Working out badges of honour for local heroes
What do you call a man with a bugle on his head? Or a piece of rope?
The answer is, respectively, an infantryman of the Shropshire regiment or the Staffordshire regiment. And now military expert Graham Bandy is trying to give family history detectives a helping hand with such puzzles in identifying cap badges worn by ancestors on old family photos.
His new book Identifying Cap Badges is arranged so that researchers can look up badges based on what they see – from dragons and feathers, to harps and castles.
"A few badges include a rope knot. These are invariably connected to Staffordshire," he says.
"The knot device itself is shrouded in mystery. Some say that it comes from an executioner only having one piece of rope to execute three prisoners.
"Others claim it dates to the year 913 and Ethelfleda, daughter of King Alfred, who used her girdle to symbolically connect the three lands into Staffordshire.
"There is also a claim that it comes from the arms of the Stafford family themselves and only dates to either 1583 or 1443, depending upon which member of the family used it first."
Among cap badges which feature the rope knot are those of the North Staffordshire Regiment, the South Staffordshire Regiment, and the Staffordshire Yeomanry.
Graham, who lives in Sussex and has been identifying military cap badges since he was at school, has appeared as an expert on the BBC's Who Do You Think You Are? programme.
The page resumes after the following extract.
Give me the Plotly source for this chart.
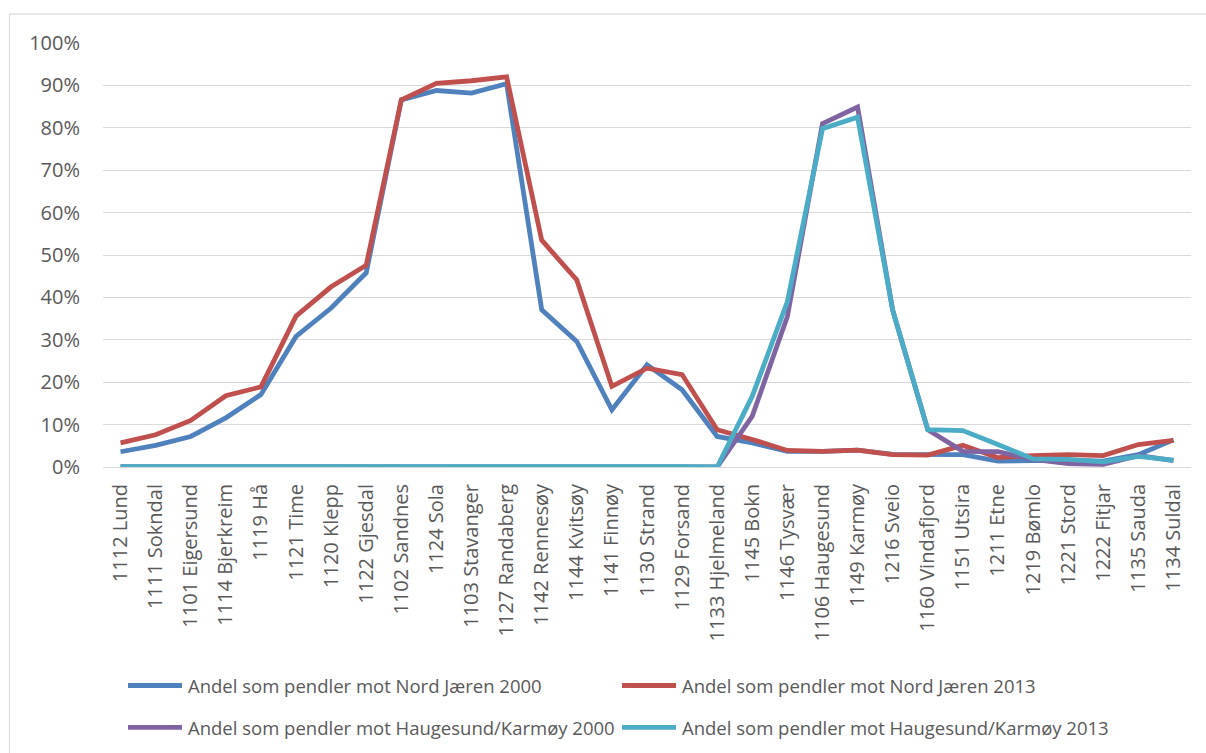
import plotly.graph_objects as go

# Municipalities along the category axis
kommuner = [
    "1112 Lund", "1111 Sokndal", "1101 Eigersund", "1114 Bjerkreim", "1119 Hå",
    "1121 Time", "1120 Klepp", "1122 Gjesdal", "1102 Sandnes", "1124 Sola",
    "1103 Stavanger", "1127 Randaberg", "1142 Rennesøy", "1144 Kvitsøy",
    "1141 Finnøy", "1130 Strand", "1129 Forsand", "1133 Hjelmeland",
    "1145 Bokn", "1146 Tysvær", "1106 Haugesund", "1149 Karmøy", "1216 Sveio",
    "1160 Vindafjord", "1151 Utsira", "1211 Etne", "1219 Bømlo", "1221 Stord",
    "1222 Fitjar", "1135 Sauda", "1134 Suldal",
]

# Share of commuters (%)
nord_jaeren_2000 = [3.6, 5.1, 7.2, 11.6, 17.1, 30.8, 37.5, 45.8, 86.6, 88.8,
                    88.2, 90.4, 37.1, 29.6, 13.5, 24.1, 18.2, 7.2, 5.7, 3.7,
                    3.7, 4.0, 3.0, 3.0, 2.9, 1.4, 1.6, 1.6, 1.4, 2.9, 6.4]
nord_jaeren_2013 = [5.7, 7.6, 11.0, 16.8, 18.9, 35.6, 42.5, 47.6, 86.6, 90.5,
                    91.1, 92.0, 53.5, 44.1, 19.0, 23.3, 21.8, 8.8, 6.5, 3.9,
                    3.7, 4.0, 2.9, 2.8, 5.1, 2.2, 2.7, 2.9, 2.7, 5.3, 6.3]
haugesund_2000 = [0.1, 0.1, 0.1, 0.0, 0.1, 0.1, 0.2, 0.2, 0.1, 0.1,
                  0.1, 0.1, 0.2, 0.2, 0.1, 0.2, 0.1, 0.0, 12.0, 35.5,
                  81.0, 84.9, 37.0, 8.8, 3.7, 3.6, 1.8, 0.8, 0.6, 2.7, 1.5]
haugesund_2013 = [0.1, 0.1, 0.1, 0.1, 0.1, 0.1, 0.1, 0.1, 0.1, 0.1,
                  0.1, 0.1, 0.2, 0.2, 0.1, 0.3, 0.1, 0.0, 16.7, 39.0,
                  79.8, 82.5, 37.0, 8.8, 8.6, 5.3, 1.9, 1.8, 1.2, 2.5, 1.6]

serier = [
    ("Andel som pendler mot Nord Jæren 2000", nord_jaeren_2000, "#4F81BD"),
    ("Andel som pendler mot Nord Jæren 2013", nord_jaeren_2013, "#C0504D"),
    ("Andel som pendler mot Haugesund/Karmøy 2000", haugesund_2000, "#8064A2"),
    ("Andel som pendler mot Haugesund/Karmøy 2013", haugesund_2013, "#4BACC6"),
]

W, H = 1206, 753
L, R, T, B = 103, 15, 42.5, 285.5
pw, ph = W - L - R, H - T - B


def px_x(px):
    return (px - L) / pw


def px_y(py):
    return (H - B - py) / ph


TEXT = "#595959"
GRID = "#D9D9D9"

fig = go.Figure()
for navn, verdier, farge in serier:
    fig.add_trace(go.Scatter(
        x=kommuner, y=verdier, mode="lines", name=navn,
        line=dict(color=farge, width=4.8), showlegend=False,
    ))

shapes = [
    # outer chart border
    dict(type="rect", xref="paper", yref="paper",
         x0=px_x(9.5), x1=px_x(1215), y0=px_y(765), y1=px_y(13.5),
         line=dict(color=GRID, width=1.2), fillcolor="rgba(0,0,0,0)", layer="below"),
]
annotations = []

# legend laid out in two rows and two columns
legend_pos = [(128, 182, 186, 686.5), (622, 676, 680, 686.5),
              (128, 182, 186, 728.5), (622, 676, 680, 728.5)]
for (navn, _, farge), (lx0, lx1, tx, ly) in zip(serier, legend_pos):
    shapes.append(dict(type="line", xref="paper", yref="paper",
                       x0=px_x(lx0), x1=px_x(lx1), y0=px_y(ly), y1=px_y(ly),
                       line=dict(color=farge, width=4.8)))
    annotations.append(dict(xref="paper", yref="paper", x=px_x(tx), y=px_y(ly),
                            text=navn, showarrow=False, xanchor="left",
                            yanchor="middle",
                            font=dict(family="Open Sans", size=18.5, color=TEXT)))

fig.update_layout(
    width=W, height=H,
    margin=dict(l=L, r=R, t=T, b=B),
    paper_bgcolor="white", plot_bgcolor="white",
    font=dict(family="Open Sans", color=TEXT),
    shapes=shapes, annotations=annotations,
    showlegend=False,
)
fig.update_xaxes(
    type="category", range=[-0.5, len(kommuner) - 0.5],
    tickangle=-90, tickfont=dict(size=20, color=TEXT),
    showgrid=False, showline=False, ticks="", ticklabelstandoff=12,
)
fig.update_yaxes(
    range=[0, 100], dtick=10, ticksuffix="%",
    tickfont=dict(size=20, color=TEXT),
    showgrid=True, gridcolor=GRID, gridwidth=1.2,
    zeroline=True, zerolinecolor=GRID, zerolinewidth=1.2,
    showline=False, ticks="", ticklabelstandoff=22,
)

fig.write_html("out.html")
Among regiments with a cap badge featuring a bugle is the King's Shropshire Light Infantry, although the bugle is by no means exclusive to the KSLI.
"The bugle horn is the sign of a light infantry unit. In the late 18th century, after learning the art of skirmishing from Prussian troops, the British Army formed light companies in all of the battalions of its line infantry.
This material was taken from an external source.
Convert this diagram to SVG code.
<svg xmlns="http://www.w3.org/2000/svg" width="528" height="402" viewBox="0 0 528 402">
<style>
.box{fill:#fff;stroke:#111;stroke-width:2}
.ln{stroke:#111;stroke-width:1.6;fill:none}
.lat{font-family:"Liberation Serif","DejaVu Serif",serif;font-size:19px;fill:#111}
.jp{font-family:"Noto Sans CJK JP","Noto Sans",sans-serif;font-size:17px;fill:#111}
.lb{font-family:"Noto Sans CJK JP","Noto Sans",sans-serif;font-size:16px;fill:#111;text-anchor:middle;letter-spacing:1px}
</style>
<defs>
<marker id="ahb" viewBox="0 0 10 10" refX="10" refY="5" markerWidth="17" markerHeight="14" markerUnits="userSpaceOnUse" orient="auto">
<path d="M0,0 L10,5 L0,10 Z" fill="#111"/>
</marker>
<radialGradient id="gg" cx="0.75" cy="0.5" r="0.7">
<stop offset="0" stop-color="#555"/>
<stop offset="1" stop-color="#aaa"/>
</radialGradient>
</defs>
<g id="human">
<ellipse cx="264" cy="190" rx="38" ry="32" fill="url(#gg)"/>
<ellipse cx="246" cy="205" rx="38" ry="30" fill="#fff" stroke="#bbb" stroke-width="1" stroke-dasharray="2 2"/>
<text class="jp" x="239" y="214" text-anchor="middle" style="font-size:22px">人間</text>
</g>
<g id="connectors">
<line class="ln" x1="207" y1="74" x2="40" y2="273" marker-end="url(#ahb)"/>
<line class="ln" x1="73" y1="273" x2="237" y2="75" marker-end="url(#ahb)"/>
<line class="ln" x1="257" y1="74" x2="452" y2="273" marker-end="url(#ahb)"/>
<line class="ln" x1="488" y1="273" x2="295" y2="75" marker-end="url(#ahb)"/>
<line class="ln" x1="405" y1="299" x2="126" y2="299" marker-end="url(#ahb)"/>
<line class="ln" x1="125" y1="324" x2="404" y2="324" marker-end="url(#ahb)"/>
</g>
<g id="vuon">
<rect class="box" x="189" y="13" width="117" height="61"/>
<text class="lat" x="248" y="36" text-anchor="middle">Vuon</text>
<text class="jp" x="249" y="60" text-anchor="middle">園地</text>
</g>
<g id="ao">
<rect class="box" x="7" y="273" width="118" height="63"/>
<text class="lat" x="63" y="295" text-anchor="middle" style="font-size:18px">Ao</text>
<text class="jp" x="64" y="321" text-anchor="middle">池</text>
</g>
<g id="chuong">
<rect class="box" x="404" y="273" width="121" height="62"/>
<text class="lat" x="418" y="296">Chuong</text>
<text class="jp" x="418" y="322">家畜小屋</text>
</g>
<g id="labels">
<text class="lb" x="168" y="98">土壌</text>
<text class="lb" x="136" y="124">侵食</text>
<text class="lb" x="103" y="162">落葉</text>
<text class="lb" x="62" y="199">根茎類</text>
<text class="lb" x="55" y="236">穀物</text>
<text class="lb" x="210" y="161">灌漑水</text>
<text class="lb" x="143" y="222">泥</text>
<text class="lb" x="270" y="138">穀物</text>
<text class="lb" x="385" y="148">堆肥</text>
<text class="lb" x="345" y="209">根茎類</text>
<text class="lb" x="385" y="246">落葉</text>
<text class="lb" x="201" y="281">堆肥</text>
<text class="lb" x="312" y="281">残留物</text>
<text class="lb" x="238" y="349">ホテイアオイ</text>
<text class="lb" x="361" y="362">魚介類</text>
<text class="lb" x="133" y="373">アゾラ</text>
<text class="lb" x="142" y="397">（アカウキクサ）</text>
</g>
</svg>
"As these troops acted independently and were 'fleet of foot,' they needed something other than a drum to make a signal. Thus the Prussian bugle horn was adopted."
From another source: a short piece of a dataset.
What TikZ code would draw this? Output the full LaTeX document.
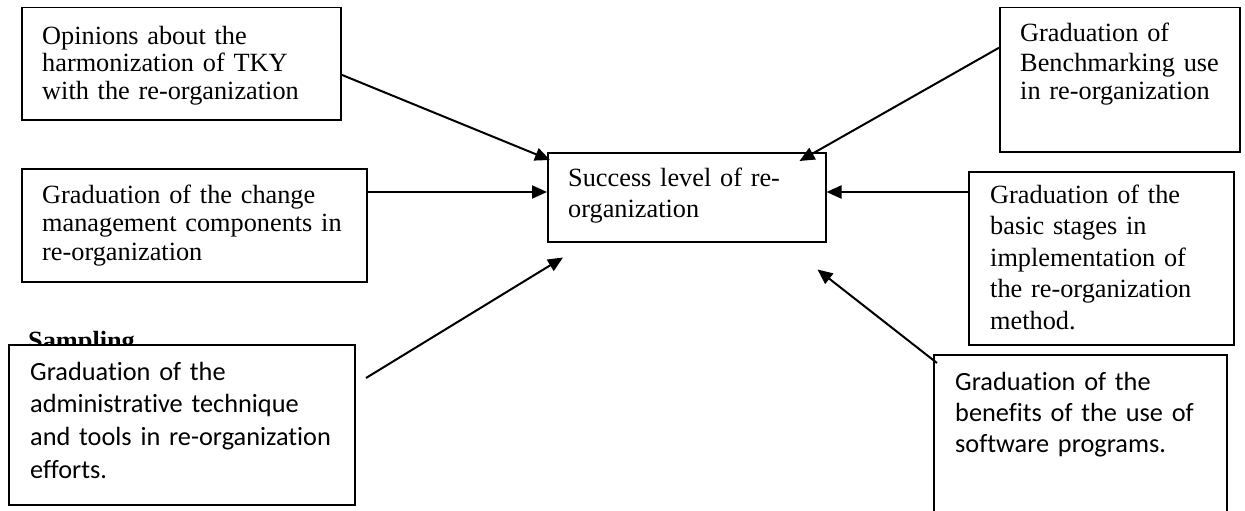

Graham says that all previous books on British military badges list them in accordance with the unit's position within the army and according to their seniority – what is known as the Order of Precedence. This determines the position of the unit in a parade.
The current Order of Precedence begins with the Household Cavalry, followed by the Royal Horse Artillery, and down the line until the Royal Bermuda Regiment bringing up the tail.
However, he says his book is specially tailored for family historians by instead listing the badges according to their visible features and shape, so, for instance, those which feature a castle can be searched for in his chapter on castles.
It doesn't always help as some badges are very similar, particularly those which have the Prince of Wales feathers, or plume of feathers.
"It is often said when people are trying to identify a badge with feathers, that it is Welsh. Well yes, sometimes, but not always. Many of the badges are almost identical except for the wording on the scroll or the angle of the scrolls that contain the motto, Ich Dien – I serve."
A few cap badges have offbeat designs – such as a steam loco for the Cheshire Railway Volunteers, and what appear to be riding stirrups for the 4th and 7th Battalions of the Hampshire Regiment, but are in fact the New Forest dog gauge. Any dog that could pass through the gauge was allowed into the New Forest.
Identifying Cap Badges by Graham Bandy is published by Pen & Sword and costs £25.